-- start Listed records --
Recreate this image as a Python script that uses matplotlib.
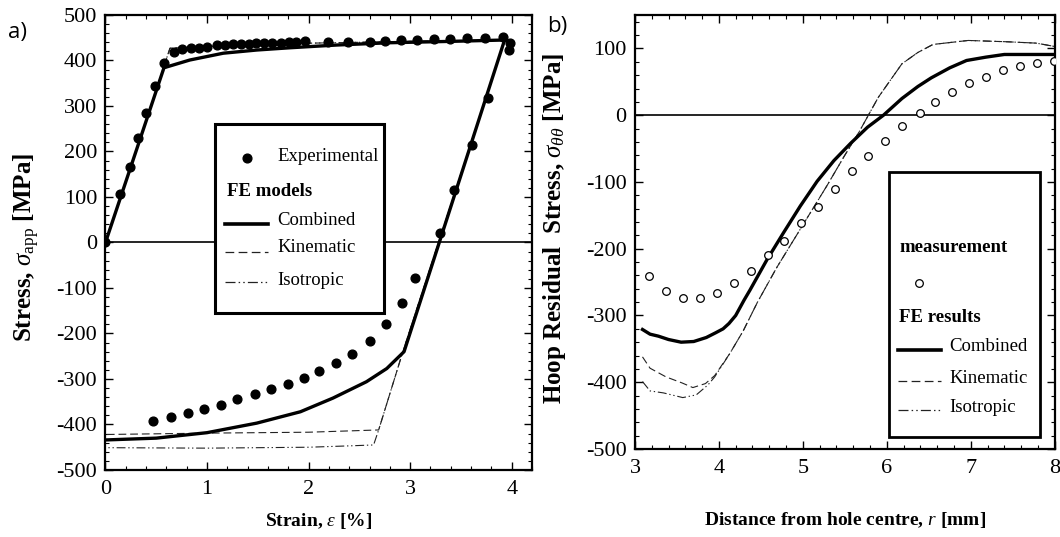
"""cyclic stress-strain loop (a) and hoop residual stress around a cold-expanded hole (b)"""
import matplotlib
matplotlib.use('Agg')
import matplotlib.pyplot as plt
from matplotlib.patches import Rectangle
from matplotlib.ticker import MultipleLocator

plt.rcParams['font.family'] = ['Liberation Serif', 'DejaVu Serif']
plt.rcParams['mathtext.fontset'] = 'custom'
plt.rcParams['mathtext.rm'] = 'Liberation Serif'
plt.rcParams['mathtext.it'] = 'Liberation Serif:italic'
plt.rcParams['mathtext.bf'] = 'Liberation Serif:bold'
plt.rcParams['axes.unicode_minus'] = False

# a) 实验点 (strain %, stress MPa)
exp_strain = [0, 0.146, 0.237, 0.32, 0.40, 0.49, 0.58,
              0.67, 0.75, 0.84, 0.92, 1.00, 1.10, 1.18, 1.26, 1.33, 1.41, 1.48,
              1.56, 1.64, 1.73, 1.81, 1.88, 1.96, 2.19, 2.39, 2.60, 2.75, 2.91,
              3.07, 3.23, 3.39, 3.56, 3.74, 3.91, 3.98, 3.97,
              3.77, 3.61, 3.43, 3.29, 3.05, 2.92, 2.76, 2.60, 2.43, 2.27, 2.10,
              1.95, 1.80, 1.63, 1.47, 1.30, 1.14, 0.97, 0.81, 0.65, 0.47]
exp_stress = [0, 106, 166, 229, 285, 343, 394,
              419, 425, 427, 428, 430, 433, 434, 436, 436, 437, 438,
              438, 438, 439, 440, 441, 442, 440, 441, 441, 443, 444,
              446, 447, 448, 449, 450, 452, 439, 422,
              318, 214, 115, 20, -79, -132, -179, -216, -244, -265, -282,
              -297, -312, -323, -334, -345, -357, -366, -374, -383, -392]

# a) FE models
comb_strain = [0, 0.576, 0.83, 1.16, 1.49, 1.82, 2.28, 2.8, 3.4, 3.93,
               2.94, 2.77, 2.57, 2.24, 1.92, 1.49, 1.0, 0.5, 0]
comb_stress = [0, 384, 401, 416, 423, 428, 434, 439, 442, 445,
               -240, -277, -306, -342, -372, -397, -418, -430, -434]
kin_strain = [0, 0.635, 1.0, 2.0, 3.0, 3.93, 2.92, 2.69, 2.0, 1.0, 0]
kin_stress = [0, 427, 431, 438, 442, 445, -246, -412, -417, -419, -422]
iso_strain = [0, 0.635, 1.0, 2.0, 3.0, 3.93, 2.92, 2.69, 2.64, 2.4, 2.0, 1.0, 0]
iso_stress = [0, 427, 431, 438, 442, 445, -246, -412, -445, -447, -450, -452, -451]

# b) 测量点 (r mm, hoop stress MPa)
meas_r = [3.17, 3.37, 3.57, 3.78, 3.98, 4.18, 4.38, 4.58, 4.78, 4.98, 5.18,
          5.38, 5.58, 5.78, 5.98, 6.18, 6.39, 6.57, 6.78, 6.98, 7.18, 7.39,
          7.59, 7.79, 7.99]
meas_s = [-241, -263, -274, -274, -266, -252, -234, -210, -188, -162, -137,
          -110, -84, -61, -38, -16, 3, 20, 35, 48, 58, 67, 73, 78, 81]

# b) FE results
res_comb_r = [3.09, 3.18, 3.28, 3.40, 3.55, 3.70, 3.85, 3.96, 4.05, 4.12, 4.20,
              4.30, 4.37, 4.57, 4.77, 4.97, 5.17, 5.37, 5.57, 5.77, 5.96, 6.18,
              6.37, 6.53, 6.75, 6.95, 7.18, 7.40, 8.0]
res_comb_s = [-321, -328, -331, -336, -340, -339, -333, -326, -320, -312, -300,
              -277, -262, -217, -176, -136, -99, -68, -42, -18, 0, 25,
              43, 56, 71, 82, 87, 91, 91]
res_kin_r = [3.09, 3.18, 3.37, 3.56, 3.69, 3.84, 3.95, 4.13, 4.29, 4.46, 4.69,
             4.89, 5.09, 5.29, 5.49, 5.67, 5.90, 6.18, 6.37, 6.55, 6.97, 7.44,
             7.78, 8.0]
res_kin_s = [-362, -379, -392, -401, -408, -402, -390, -357, -323, -280, -228,
             -187, -146, -105, -62, -25, 27, 77, 94, 106, 112, 110,
             108, 103]
res_iso_r = [3.09, 3.18, 3.34, 3.57, 3.73, 3.87, 3.95] + res_kin_r[7:]
res_iso_s = [-399, -413, -416, -423, -419, -404, -392] + res_kin_s[7:]

kin_ls = (0, (7, 3.5))
iso_ls = (0, (8, 2.5, 1.2, 2.5, 1.2, 2.5))
thin = '#222222'
serif = 'Liberation Serif'
tick_fs = 16
xlabel_fs = 14
ylabel_fs = 18
key_fs = 13.5


def style_axes(ax):
    for s in ax.spines.values():
        s.set_linewidth(1.6)
    ax.tick_params(which='both', direction='in', top=True, right=True,
                   labelsize=tick_fs, labelfontfamily=serif)
    ax.tick_params(which='major', length=6, width=1.0)
    ax.tick_params(which='minor', length=3, width=0.8)
    ax.tick_params(axis='x', pad=7)
    ax.tick_params(axis='y', pad=6)
    ax.axhline(0, color='black', lw=1.2, zorder=1)


def key_line(ax, x0, x1, y, color='black', **kw):
    ax.plot([x0, x1], [y, y], transform=ax.transAxes, clip_on=False, color=color,
            zorder=6, **kw)


def key_text(ax, x, y, s, bold=False):
    ax.text(x, y, s, transform=ax.transAxes, fontsize=key_fs, va='center', ha='left',
            family=serif, fontweight='bold' if bold else 'normal', zorder=7)


fig = plt.figure(figsize=(10.6, 5.37), dpi=100)
ax1 = fig.add_axes([0.0995, 0.1248, 0.4024, 0.8473])
ax2 = fig.add_axes([0.599, 0.1639, 0.396, 0.808])

# ---- a) ----
ax1.plot(iso_strain, iso_stress, color=thin, lw=0.8, ls=iso_ls, zorder=2)
ax1.plot(kin_strain, kin_stress, color=thin, lw=0.8, ls=kin_ls, zorder=2)
ax1.plot(comb_strain, comb_stress, color='black', lw=2.4, zorder=3)
ax1.plot(exp_strain, exp_stress, 'o', color='black', ms=6.3, zorder=4)
ax1.set_xlim(0, 4.2)
ax1.set_ylim(-500, 500)
ax1.xaxis.set_major_locator(MultipleLocator(1))
ax1.xaxis.set_minor_locator(MultipleLocator(0.2))
ax1.yaxis.set_major_locator(MultipleLocator(100))
ax1.yaxis.set_minor_locator(MultipleLocator(20))
style_axes(ax1)
ax1.set_xlabel(r'Strain, $\varepsilon$ [%]', fontsize=xlabel_fs, fontweight='bold', family=serif)
ax1.set_ylabel(r'Stress, $\sigma_{\rm app}$ [MPa]', fontsize=ylabel_fs, fontweight='bold',
               family=serif)
ax1.xaxis.set_label_coords(0.5, -0.09)
ax1.yaxis.set_label_coords(-0.149, 0.49)

ax1.add_patch(Rectangle((0.256, 0.344), 0.396, 0.416, transform=ax1.transAxes,
                        facecolor='white', edgecolor='black', lw=2.2, zorder=5))
ax1.plot([0.331], [0.686], 'o', color='black', ms=6.3, transform=ax1.transAxes, zorder=6)
key_text(ax1, 0.403, 0.690, 'Experimental')
key_text(ax1, 0.284, 0.612, 'FE models', bold=True)
key_line(ax1, 0.280, 0.381, 0.541, lw=2.6)
key_text(ax1, 0.403, 0.548, 'Combined')
key_line(ax1, 0.280, 0.381, 0.479, color=thin, lw=0.9, ls=kin_ls)
key_text(ax1, 0.403, 0.488, 'Kinematic')
key_line(ax1, 0.280, 0.381, 0.413, color=thin, lw=0.9, ls=iso_ls)
key_text(ax1, 0.403, 0.417, 'Isotropic')

# ---- b) ----
ax2.plot(res_iso_r, res_iso_s, color=thin, lw=0.8, ls=iso_ls, zorder=2)
ax2.plot(res_kin_r, res_kin_s, color=thin, lw=0.8, ls=kin_ls, zorder=2)
ax2.plot(res_comb_r, res_comb_s, color='black', lw=2.4, zorder=3)
ax2.plot(meas_r, meas_s, 'o', mfc='white', mec='black', mew=0.9, ms=5.5, zorder=4)
ax2.set_xlim(3, 8)
ax2.set_ylim(-500, 150)
ax2.xaxis.set_major_locator(MultipleLocator(1))
ax2.xaxis.set_minor_locator(MultipleLocator(0.2))
ax2.set_yticks(range(-500, 101, 100))
ax2.yaxis.set_minor_locator(MultipleLocator(20))
style_axes(ax2)
ax2.set_xlabel(r'Distance from hole centre, $r$ [mm]', fontsize=xlabel_fs, fontweight='bold',
               family=serif)
ax2.set_ylabel(r'Hoop Residual  Stress, $\sigma_{\theta\theta}$ [MPa]',
               fontsize=ylabel_fs, fontweight='bold', family=serif)
ax2.xaxis.set_label_coords(0.5, -0.14)
ax2.yaxis.set_label_coords(-0.159, 0.509)

ax2.add_patch(Rectangle((0.605, 0.028), 0.359, 0.610, transform=ax2.transAxes,
                        facecolor='white', edgecolor='black', lw=2.0, zorder=5))
key_text(ax2, 0.629, 0.465, 'measurement', bold=True)
ax2.plot([0.676], [0.383], 'o', mfc='white', mec='black', mew=0.9, ms=5.5,
         transform=ax2.transAxes, zorder=6)
key_text(ax2, 0.629, 0.304, 'FE results', bold=True)
key_line(ax2, 0.627, 0.729, 0.229, lw=2.6)
key_text(ax2, 0.749, 0.236, 'Combined')
key_line(ax2, 0.627, 0.729, 0.157, color=thin, lw=0.9, ls=kin_ls)
key_text(ax2, 0.749, 0.162, 'Kinematic')
key_line(ax2, 0.627, 0.729, 0.091, color=thin, lw=0.9, ls=iso_ls)
key_text(ax2, 0.749, 0.095, 'Isotropic')

# 面板标签
fig.text(0.008, 0.94, 'a)', fontsize=16, family=['Open Sans', 'DejaVu Sans'], va='center')
fig.text(0.516, 0.95, 'b)', fontsize=16, family=['Open Sans', 'DejaVu Sans'], va='center')

fig.savefig('out.png', dpi=100)
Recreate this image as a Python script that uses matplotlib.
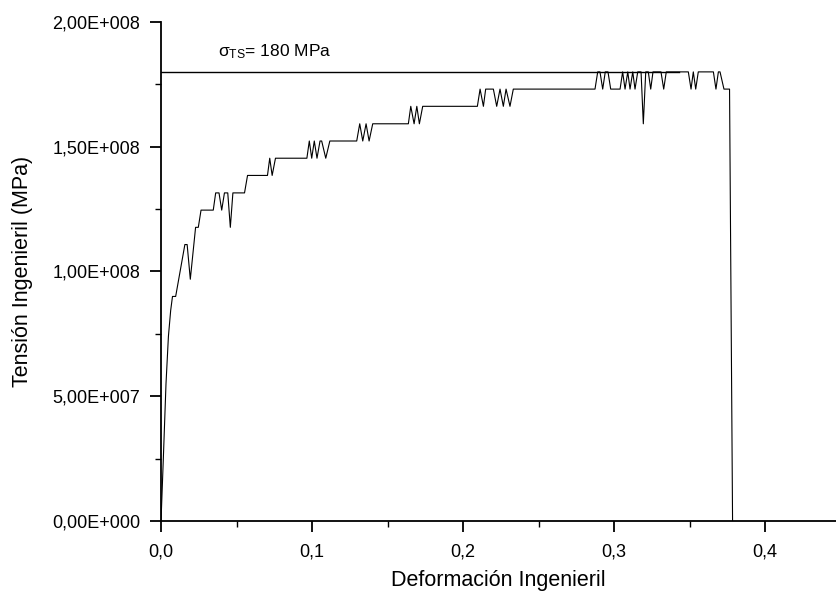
import matplotlib
matplotlib.use("Agg")
import matplotlib.pyplot as plt
from matplotlib.ticker import MultipleLocator, FuncFormatter

plt.rcParams['font.family'] = ['Liberation Sans', 'DejaVu Sans']
plt.rcParams['mathtext.fontset'] = 'custom'
plt.rcParams['mathtext.rm'] = 'Liberation Sans'
plt.rcParams['mathtext.it'] = 'Liberation Sans:italic'

# Engineering strain
strain = [0.0, 0.0015, 0.0033, 0.0049, 0.0064, 0.0076, 0.0097, 0.0158, 0.0173, 0.0194,
          0.0229, 0.0247, 0.0265, 0.0346, 0.0362, 0.0384, 0.0402, 0.0420, 0.0442, 0.0459,
          0.0476, 0.0553, 0.0573, 0.0705, 0.0720, 0.0736, 0.0758, 0.0966, 0.0982, 0.0998,
          0.1015, 0.1033, 0.1053, 0.1064, 0.1091, 0.1118, 0.1296, 0.1316, 0.1336, 0.1358,
          0.1378, 0.1402, 0.1638, 0.1654, 0.1676, 0.1694, 0.1711, 0.1733, 0.2095, 0.2113,
          0.2135, 0.2150, 0.2201, 0.2223, 0.2245, 0.2267, 0.2285, 0.2311, 0.2333, 0.2874,
          0.2892, 0.2907, 0.2925, 0.2942, 0.2960, 0.2978, 0.3040, 0.3057, 0.3073, 0.3091,
          0.3106, 0.3124, 0.3139, 0.3157, 0.3179, 0.3194, 0.3210, 0.3227, 0.3243, 0.3258,
          0.3311, 0.3329, 0.3346, 0.3492, 0.3510, 0.3525, 0.3541, 0.3558, 0.3658, 0.3675,
          0.3691, 0.3702, 0.3728, 0.3765, 0.3785]
# Engineering stress (MPa)
stress_mpa = [0, 24.4, 55, 74, 84.4, 90.0, 90.0, 110.8, 110.8, 96.9,
              117.7, 117.7, 124.6, 124.6, 131.5, 131.5, 124.6, 131.5, 131.5, 117.7,
              131.5, 131.5, 138.5, 138.5, 145.4, 138.5, 145.4, 145.4, 152.3, 145.4,
              152.3, 145.4, 152.3, 152.3, 145.4, 152.3, 152.3, 159.2, 152.3, 159.2,
              152.3, 159.2, 159.2, 166.2, 159.2, 166.2, 159.2, 166.2, 166.2, 173.1,
              166.2, 173.1, 173.1, 166.2, 173.1, 166.2, 173.1, 166.2, 173.1, 173.1,
              180.0, 180.0, 173.1, 180.0, 180.0, 173.1, 173.1, 180.0, 173.1, 180.0,
              173.1, 180.0, 173.1, 180.0, 180.0, 159.2, 180.0, 180.0, 173.1, 180.0,
              180.0, 173.1, 180.0, 180.0, 173.1, 180.0, 173.1, 180.0, 180.0, 173.1,
              180.0, 180.0, 173.1, 173.1, 0.0]

uts_mpa = 180.0
uts_line_x = [0.0, 0.343]

stress = [v * 1e6 for v in stress_mpa]

fig = plt.figure(figsize=(8.36, 5.99), dpi=100)
ax = fig.add_axes([0.1926, 0.1302, 0.8074, 0.8331])

ax.plot(strain, stress, color='black', lw=0.8)
ax.plot(uts_line_x, [uts_mpa * 1e6] * 2, color='black', lw=1.0)
ax.text(0.0377, 1.862e8, r'$\mathregular{σ_{TS}}$= 180 MPa', fontsize=12.5,
        ha='left', va='baseline')

ax.set_xlim(0, 0.447)
ax.set_ylim(0, 2e8)

ax.spines['top'].set_visible(False)
ax.spines['right'].set_visible(False)
ax.spines['left'].set_linewidth(1.3)
ax.spines['bottom'].set_linewidth(1.3)

ax.xaxis.set_major_locator(MultipleLocator(0.1))
ax.xaxis.set_minor_locator(MultipleLocator(0.05))
ax.yaxis.set_major_locator(MultipleLocator(5e7))
ax.yaxis.set_minor_locator(MultipleLocator(2.5e7))

ax.xaxis.set_major_formatter(FuncFormatter(lambda v, p: f"{v:.1f}".replace('.', ',')))

def yfmt(v, p):
    if v == 0:
        return "0,00E+000"
    e = 0
    m = v
    while abs(m) >= 10:
        m /= 10
        e += 1
    return f"{m:.2f}".replace('.', ',') + f"E+{e:03d}"

ax.yaxis.set_major_formatter(FuncFormatter(yfmt))

ax.tick_params(which='major', direction='out', length=8, width=1.3, labelsize=13)
ax.tick_params(axis='y', which='major', pad=7)
ax.tick_params(axis='x', which='major', pad=8)
ax.tick_params(which='minor', direction='out', length=4, width=1.0)

ax.set_xlabel('Deformación Ingenieril', fontsize=15.5, labelpad=7)
ax.set_ylabel('Tensión Ingenieril (MPa)', fontsize=15.5, labelpad=14)

fig.savefig('out.png', dpi=100)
-- end Listed records --
● **Problem details**: Reproduce only the lines running from the beginning of the entries above to the line holding "plt.rcParams['axes.unicode_minus'] = False", inclusive. Pictures stay out of the copy.

● **Solution to this task**:
Recreate this image as a Python script that uses matplotlib.
"""cyclic stress-strain loop (a) and hoop residual stress around a cold-expanded hole (b)"""
import matplotlib
matplotlib.use('Agg')
import matplotlib.pyplot as plt
from matplotlib.patches import Rectangle
from matplotlib.ticker import MultipleLocator

plt.rcParams['font.family'] = ['Liberation Serif', 'DejaVu Serif']
plt.rcParams['mathtext.fontset'] = 'custom'
plt.rcParams['mathtext.rm'] = 'Liberation Serif'
plt.rcParams['mathtext.it'] = 'Liberation Serif:italic'
plt.rcParams['mathtext.bf'] = 'Liberation Serif:bold'
plt.rcParams['axes.unicode_minus'] = False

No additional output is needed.